A geometric sans built from squared, superelliptic curves and long, straight runs, giving many letters a rounded-rectangle skeleton. Strokes are monoline with smooth joins and consistently softened corners; bowls and counters tend toward boxy ovals rather than circles. The capitals are spacious and open, with wide proportions and a steady horizontal rhythm, while lowercase forms keep simple, engineered constructions (single-storey a and g, compact shoulders, and flat terminals). Numerals follow the same rounded-rect geometry, with a notably square zero and segmented, horizontal emphasis in figures like 2 and 3.
This style is well suited to UI and app interfaces, dashboards, wayfinding, and other contexts where a crisp, contemporary sans can carry a technical tone. It can also work effectively in tech-forward branding, product labeling, and short display lines where the squared-rounded geometry becomes a recognizable visual signature.
The overall tone is modern and technical, with a clean, device-interface feel and a mild sci‑fi edge. Its rounded-square geometry reads orderly and controlled rather than friendly, lending a sleek, contemporary character that suggests engineered precision.

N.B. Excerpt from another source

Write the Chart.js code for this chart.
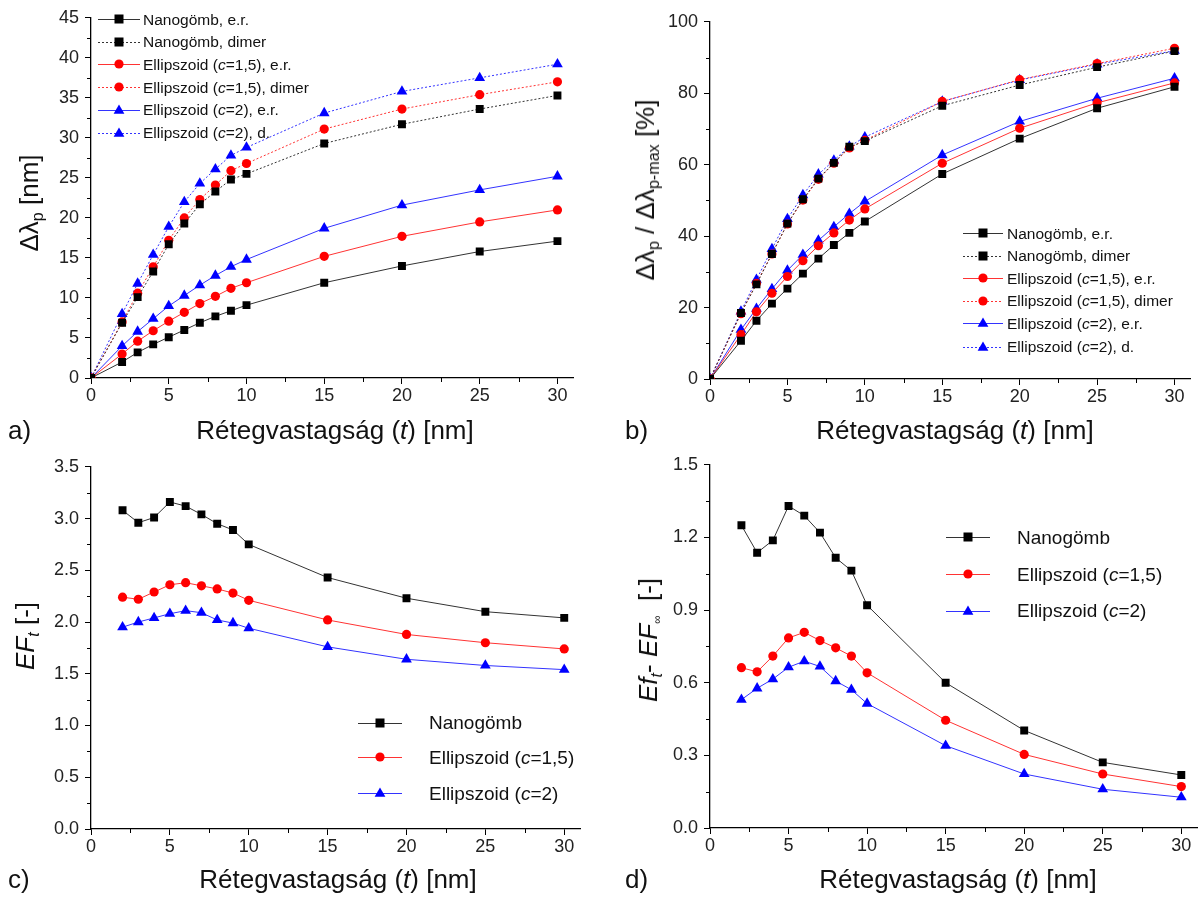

The font appears intended to translate rounded-rectangle geometry into a coherent, legible sans system, prioritizing a consistent modular logic across glyphs. Its design choices suggest an emphasis on contemporary interface aesthetics and a distinctive, engineered silhouette for modern display and branding use.
The design language stays highly consistent across uppercase, lowercase, and numerals, reinforcing a modular, system-like impression. Curved strokes are restrained and often resolve into straight segments, which makes the silhouette feel structured and slightly industrial.